5 ovenproof, panm sprayed, cornmeal dusted soup bowl, 5" in diameter
1/2 cup warm water
1 Tbsp granulated sugar
1 package RapidRise dry yeast
3/4 cup very warm milk
1/2 tsp salt
1/4 tsp baking soda softened in 1 Tbsp water
2-1/2 cups all-purpose flour
In a large mixing bowl, combine warm water, sugar and yeast.
Let sit for about 5 minutes until very bubbly.
With wire whisk, gradually add the flour in small bits until completely mixed.It will be thick and sticky.
Divide the dough between the 5 prepared soup bowls.
Spray the tops of each with Pam and cover with a piece of Saran wrap.
Let rise almost an hour or until above the rim of the soup bowls.

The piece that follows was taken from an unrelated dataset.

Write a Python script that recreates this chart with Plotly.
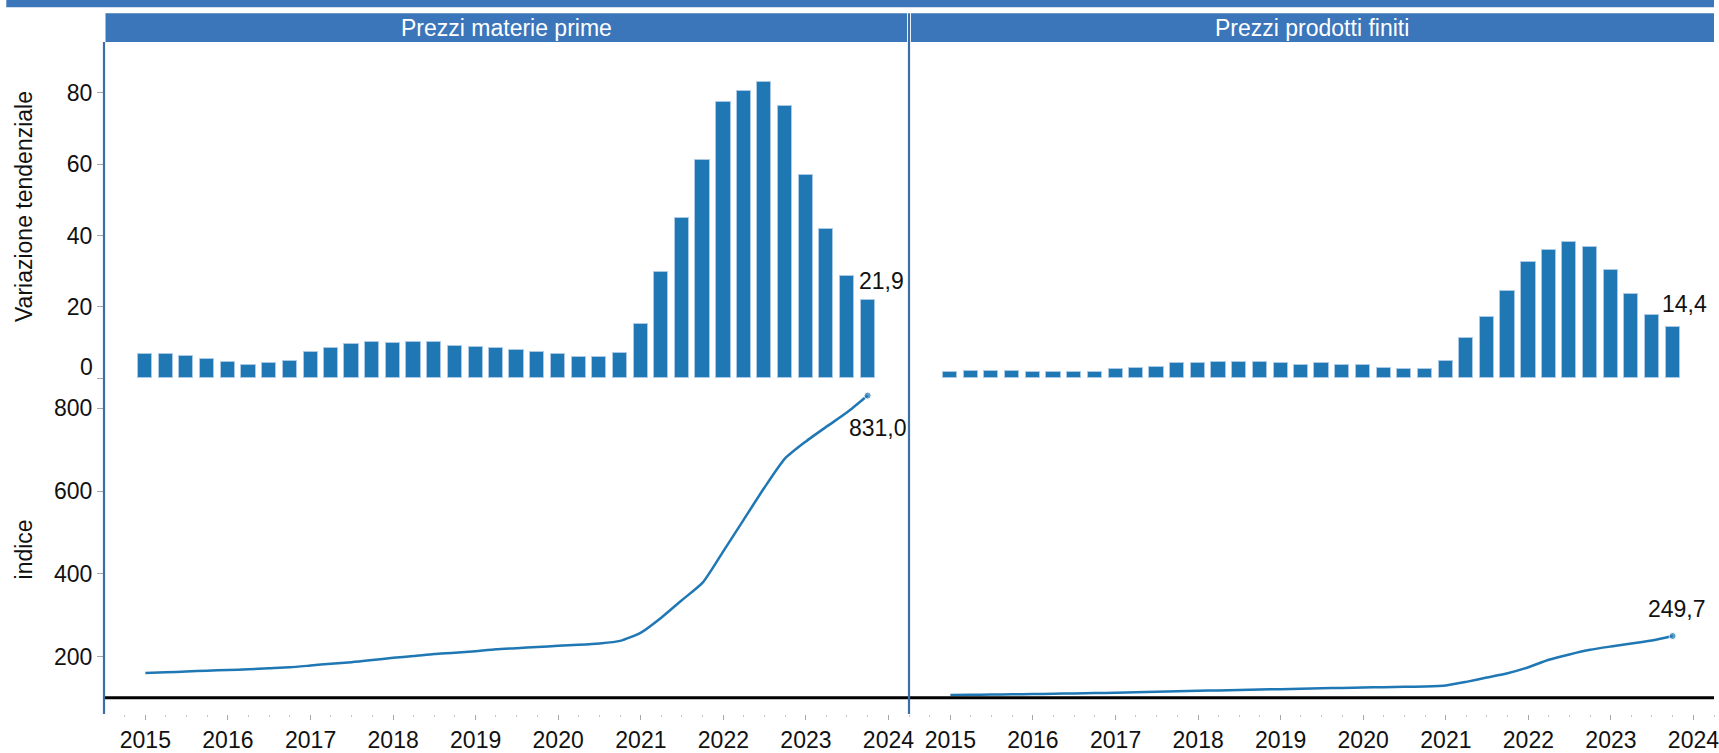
import pandas as pd
import plotly.graph_objects as go

# Quarterly periods, 2015Q1 - 2023Q4 (plotted at quarter start)
trimestri = pd.period_range("2015Q1", "2023Q4", freq="Q").to_timestamp()

pannelli = ["Prezzi materie prime", "Prezzi prodotti finiti"]

# Year-on-year change (%)
var_materie = [6.6, 6.6, 6.1, 5.4, 4.6, 3.7, 4.2, 4.9, 7.4, 8.3, 9.5, 10.2,
               9.8, 10.2, 10.2, 9.0, 8.6, 8.3, 7.8, 7.4, 6.6, 5.8, 5.8, 7.1,
               15.1, 29.8, 44.8, 61.1, 77.4, 80.6, 83.1, 76.2, 57.0, 41.9, 28.5, 21.9]
var_prodotti = [1.7, 2.0, 2.0, 2.0, 1.7, 1.7, 1.7, 1.7, 2.4, 2.9, 3.2, 4.1,
                4.1, 4.5, 4.5, 4.5, 4.1, 3.7, 4.1, 3.7, 3.7, 2.9, 2.4, 2.4,
                4.8, 11.1, 17.1, 24.4, 32.6, 35.8, 38.2, 36.9, 30.2, 23.7, 17.6, 14.4]

# Price index levels
indice_materie = [160.2, 161.9, 163.8, 165.8, 167.4, 169.0, 171.4, 173.8, 178.2, 182.6,
                  186.2, 191.4, 197.0, 201.0, 205.8, 209.0, 213.0, 217.4, 220.2, 223.0,
                  225.8, 228.2, 231.4, 237.8, 257.8, 293.8, 336.2, 378.6, 455.0, 531.0,
                  608.0, 679.0, 720.2, 755.4, 789.8, 831.0]
indice_prodotti = [106.7, 107.3, 107.9, 108.5, 109.1, 109.9, 110.7, 111.5, 112.3, 113.5,
                   114.7, 115.9, 117.1, 118.1, 119.1, 120.1, 121.1, 122.1, 123.1, 124.1,
                   125.1, 125.9, 126.7, 127.5, 129.9, 138.7, 149.1, 159.5, 174.0, 192.3,
                   205.1, 216.3, 224.3, 231.5, 238.7, 249.7]

tick_var = [0, 20, 40, 60, 80]
tick_indice = [200, 400, 600, 800]

BLU = "#1f77b4"
STRIP = "#3b75ba"
LINEA_ASSE = "#3a6ea5"
TESTO = "#111111"
FONT = "Liberation Sans, Arial, sans-serif"
FS = 23

W, H = 1719, 753
ML, MR, MT, MB = 104, 0, 42, 34
PW, PH = W - ML - MR, H - MT - MB


def px(x):
    return (x - ML) / PW


def py(y):
    return (H - MB - y) / PH


def fmt(v):
    return f"{v:.1f}".replace(".", ",")


bar_w = 63 * 24 * 3600 * 1000  # bar width in ms

fig = go.Figure()

for var, xa, ya in [(var_materie, "x3", "y3"), (var_prodotti, "x4", "y4")]:
    fig.add_trace(go.Bar(
        x=trimestri, y=var, xaxis=xa, yaxis=ya, width=bar_w,
        marker=dict(color=BLU, line=dict(color="#a9c9e6", width=1)),
        showlegend=False, hoverinfo="x+y",
    ))

for ind, xa, ya in [(indice_materie, "x", "y"), (indice_prodotti, "x2", "y2")]:
    n = len(ind)
    fig.add_trace(go.Scatter(
        x=trimestri, y=ind, xaxis=xa, yaxis=ya, mode="lines+markers",
        line=dict(color=BLU, width=2.5, shape="spline", smoothing=0.6),
        marker=dict(color=BLU, size=[0] * (n - 1) + [7]),
        showlegend=False,
    ))

x_range = ["2014-07-02", "2024-04-01"]
x_common = dict(
    type="date", range=x_range, tickformat="%Y", dtick="M12", tick0="2015-01-01",
    ticks="outside", ticklen=5, tickwidth=1, tickcolor="#a8a8a8",
    minor=dict(dtick="M3", ticks="outside", ticklen=2, tickcolor="#c4c4c4", showgrid=False),
    showgrid=False, zeroline=False, showline=False, ticklabeloverflow="allow",
    tickfont=dict(family=FONT, size=FS, color=TESTO),
)
y_bottom = dict(range=[61, 873.5], showgrid=False, zeroline=False, showline=False)
y_top = dict(range=[0, 94.3], showgrid=False, zeroline=False, showline=False)

fig.update_layout(
    width=W, height=H,
    margin=dict(l=ML, r=MR, t=MT, b=MB),
    paper_bgcolor="white", plot_bgcolor="white",
    font=dict(family=FONT, size=FS, color=TESTO),
    bargap=0,
    xaxis=dict(domain=[0, 0.5], anchor="y", **x_common),
    xaxis2=dict(domain=[0.5, 1], anchor="y2", **x_common),
    xaxis3=dict(domain=[0, 0.5], anchor="y3", matches="x", visible=False),
    xaxis4=dict(domain=[0.5, 1], anchor="y4", matches="x2", visible=False),
    yaxis=dict(domain=[0, 0.5], anchor="x", tickvals=tick_indice,
               ticks="outside", ticklen=6, tickcolor="#a8a8a8",
               tickfont=dict(family=FONT, size=FS, color=TESTO), **y_bottom),
    yaxis2=dict(domain=[0, 0.5], anchor="x2", showticklabels=False, ticks="", **y_bottom),
    yaxis3=dict(domain=[0.5, 1], anchor="x3", tickvals=tick_var,
                ticktext=[""] + [str(v) for v in tick_var[1:]],
                ticks="outside", ticklen=6, tickcolor="#a8a8a8",
                tickfont=dict(family=FONT, size=FS, color=TESTO), **y_top),
    yaxis4=dict(domain=[0.5, 1], anchor="x4", showticklabels=False, ticks="", **y_top),
)

shapes = [
    # title band at the very top
    dict(type="rect", xref="paper", yref="paper", x0=px(6), x1=1.0, y0=py(7), y1=py(-10),
         fillcolor=STRIP, line=dict(width=0), layer="above"),
    # panel header strips
    dict(type="rect", xref="paper", yref="paper", x0=px(105.5), x1=px(909.5), y0=1.0, y1=py(13),
         fillcolor=STRIP, line=dict(width=0), layer="above"),
    dict(type="rect", xref="paper", yref="paper", x0=px(913.5), x1=1.0, y0=1.0, y1=py(13),
         fillcolor=STRIP, line=dict(width=0), layer="above"),
    # reference line at index 100
    dict(type="line", xref="paper", yref="y", x0=0, x1=1, y0=100, y1=100,
         line=dict(color="black", width=3), layer="above"),
    # panel frame lines
    dict(type="line", xref="paper", yref="paper", x0=0, x1=0, y0=0, y1=1.0,
         line=dict(color=LINEA_ASSE, width=2.2), layer="above"),
    dict(type="line", xref="paper", yref="paper", x0=0.5, x1=0.5, y0=0, y1=py(13),
         line=dict(color=LINEA_ASSE, width=2.2), layer="above"),
]
fig.update_layout(shapes=shapes)

ann = []
for i, titolo in enumerate(pannelli):
    cx = (px(105.5) + px(909.5)) / 2 if i == 0 else (px(913.5) + 1.0) / 2
    ann.append(dict(text=titolo, xref="paper", yref="paper", x=cx, y=(1.0 + py(13)) / 2,
                    xanchor="center", yanchor="middle", showarrow=False,
                    font=dict(family=FONT, size=FS, color="white")))

# axis titles
ann.append(dict(text="Variazione tendenziale", xref="paper", yref="paper",
                x=px(24), y=py(208), textangle=-90, xanchor="center", yanchor="middle",
                showarrow=False, font=dict(family=FONT, size=FS, color=TESTO)))
ann.append(dict(text="indice", xref="paper", yref="paper",
                x=px(24), y=py(553), textangle=-90, xanchor="center", yanchor="middle",
                showarrow=False, font=dict(family=FONT, size=FS, color=TESTO)))
# zero label of the change axis, lifted above its tick
ann.append(dict(text="0", xref="paper", yref="y3", x=0, y=0, xanchor="right",
                yanchor="middle", xshift=-9, yshift=11, showarrow=False,
                font=dict(family=FONT, size=FS, color=TESTO)))

ultimo = trimestri[-1]
ann.append(dict(text=fmt(var_materie[-1]), xref="x3", yref="y3", x=ultimo, y=var_materie[-1],
                xanchor="left", yanchor="middle", xshift=-11, yshift=19, showarrow=False))
ann.append(dict(text=fmt(var_prodotti[-1]), xref="x4", yref="y4", x=ultimo, y=var_prodotti[-1],
                xanchor="left", yanchor="middle", xshift=-13, yshift=23, showarrow=False))
ann.append(dict(text=fmt(indice_materie[-1]), xref="x", yref="y", x=ultimo, y=indice_materie[-1],
                xanchor="center", yanchor="middle", xshift=10, yshift=-32, showarrow=False))
ann.append(dict(text=fmt(indice_prodotti[-1]), xref="x2", yref="y2", x=ultimo, y=indice_prodotti[-1],
                xanchor="center", yanchor="middle", xshift=4, yshift=27, showarrow=False))

fig.update_layout(annotations=ann)

fig.write_html("out.html")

Discard Saran wrap pieces.
Preheat oven to 375 degrees.
Bake on center rack of oven about 20 minutes or until golden brown.
Let cool in containers on wire rack, spraying the tops of each with Pam to keep soft.
Turn bowls upside down to remove bread.
To use for sandwiches:
Slice in half horizontally and grill on a lightly buttered hot griddle or toast in broiler til golden.
Fill with your favorite sandwich fixings, and enjoy!